Laínez, el asesor teológico, intervenía opinando con tanta
violencia contra el poder de los obispos que incluso se ganaba la
enemiga de los propios sacerdotes italianos. Pío IV tuvo que
intervenir en Roma contra los cardenales que habían escrito a Trento
posicionándose contra las innovaciones. Pero, la verdad, los obispos
y prelados italianos presentes en Trento preferían seguir a la
Curia, institución estable y continuada; que al Papa, al fin y al
cabo un tipo que se podía morir cualquier día.
La
comisión de reformas, lógicamente dominada por italianos, comenzó
a defender tal cantidad de enmiendas que las dejaba inútiles, para
rabia de franceses y españoles; eso a pesar de las intervenciones
conciliadoras de Lorena, que se estaba trabajando el pontificado
prometido.
En ese
momento, se metió por medio El Escorial.
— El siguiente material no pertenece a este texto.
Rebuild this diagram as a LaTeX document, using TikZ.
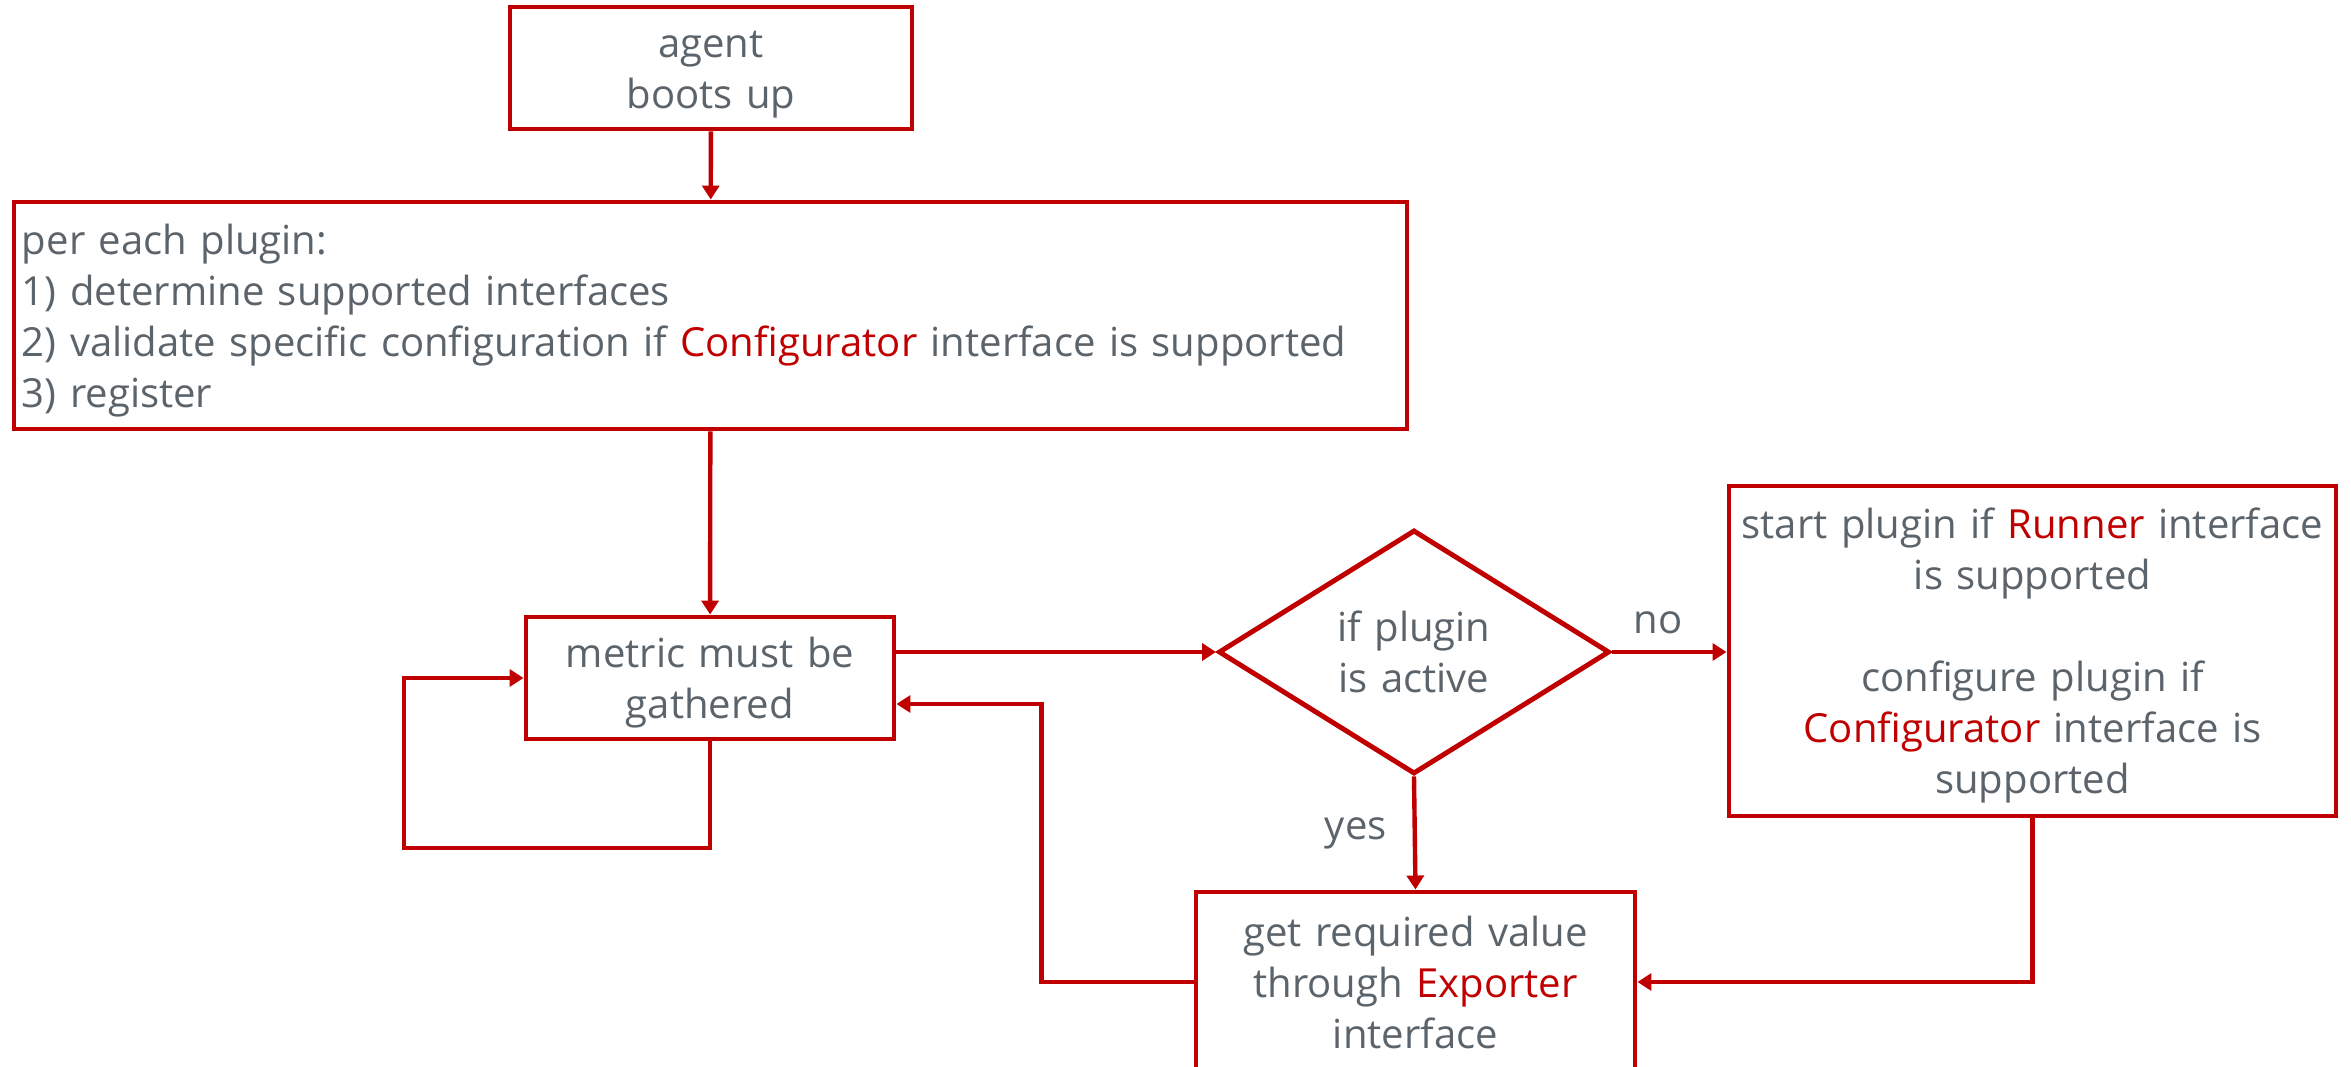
\documentclass[tikz,border=0pt]{standalone}
\usepackage{fontspec}
\setmainfont{Open Sans}
\usetikzlibrary{shapes.geometric,arrows.meta}
\definecolor{flowred}{HTML}{C00000}
\definecolor{flowgray}{HTML}{5B636B}
\newcommand{\iface}[1]{\textcolor{flowred}{#1}}
\newcommand{\flowfont}{\fontsize{22.8pt}{29pt}\selectfont}

\begin{document}
\begin{tikzpicture}[x=0.2mm,y=-0.2mm,
  textstrut/.style={execute at begin node={\rule{0pt}{23.5pt}},execute at end node={\rule[-6pt]{0pt}{0pt}}},
  block/.style={rectangle,draw=flowred,line width=2.8pt,align=center,text=flowgray,font=\flowfont,inner sep=0pt,textstrut},
  decision/.style={diamond,aspect=1.6,draw=flowred,line width=2.8pt,align=center,text=flowgray,font=\flowfont,inner sep=0pt,textstrut},
  link/.style={draw=flowred,line width=2.5pt,-{Triangle[length=2.8mm,width=3.4mm]}},
  lbl/.style={text=flowgray,font=\flowfont}]
\useasboundingbox (0,0) rectangle (2351,1067);

\path
(711,68) node [block,text width=76mm,minimum width=80.4mm,minimum height=24.4mm] (boot) {agent\\boots up}
(710.5,315.5) node [block,align=left,text width=275.4mm,minimum width=278.6mm,minimum height=45.4mm] (plugins)
  {per each plugin:\\1) determine supported interfaces\\2) validate specific configuration if \iface{Configurator} interface is supported\\3) register}
(710,678) node [block,text width=70mm,minimum width=73.6mm,minimum height=24.4mm] (metric) {metric must be\\gathered}
(1414,652) node [decision,text width=32mm,minimum width=78.2mm,minimum height=48.8mm] (active) {if plugin\\is active}
(2032.5,651) node [block,text width=120mm,minimum width=121.4mm,minimum height=66mm] (start)
  {start plugin if \iface{Runner} interface\\is supported\\[29pt]configure plugin if\\\iface{Configurator} interface is\\supported}
(1415.5,982) node [block,text width=84mm,minimum width=87.8mm,minimum height=36mm] (get) {get required value\\through \iface{Exporter}\\interface}
;

\coordinate (loop) at (404,848);

\draw[link] (boot) -- (plugins);
\draw[link] (plugins) -- (metric);
\draw[link] (metric.east |- active.west) -- (active.west);
\draw[link] (metric.south) |- (loop) |- (metric.west);
\draw[link] (active.east) -- node[lbl,above=2mm,pos=0.4] (no) {no} (active.east -| start.west);
\draw[link] (active.south) -- node[lbl,left=4mm] (yes) {yes} (get.north);
\draw[link] (start.south) |- (get.east);
\draw[link] (get.west) -- ++(-152,0) |- ([yshift=-5.2mm]metric.east);
\end{tikzpicture}
\end{document}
El conde de Luna,
meticulosamente instruido para ello por su rey, recomenzó la demanda
de la retirada de la famosa coletilla proponentibus legatis
de las decretales trentinas, amenazando con una protesta formal de
España si no se hacía. En el momento en que dijo eso, y él lo
sabía, los embajadores de Francia habían realizado una retirada
táctica a Venecia, amagando pues con una marcha más permanente.
Luna, además, se quejó de los legados ante el Papa y le exigió que
les ordenase una mayor sensibilidad hacia los planteamientos del rey
español. Sus razones tenía, pues Pío ya había abierto un portillo
a la retirada de la expresión el 4 de mayo; pero había sido Morone
quien había decidido poner pies en pared.
En
realidad, fue la marcha de los embajadores la que causó su efecto.
Apuntaba la movida a un cisma, y los sacerdotes de Trento sabían
bien que, tras dicho cisma, las naciones europeas seguirían
existiendo; pero lo que podría dejar de existir sería ese montaje
que llamamos Vaticano, y del que ellos vivían. Así las cosas, los
prelados votaron por mayoría una proposición de Morone para dejar
definitivamente el canon trigésimo quinto para más adelante.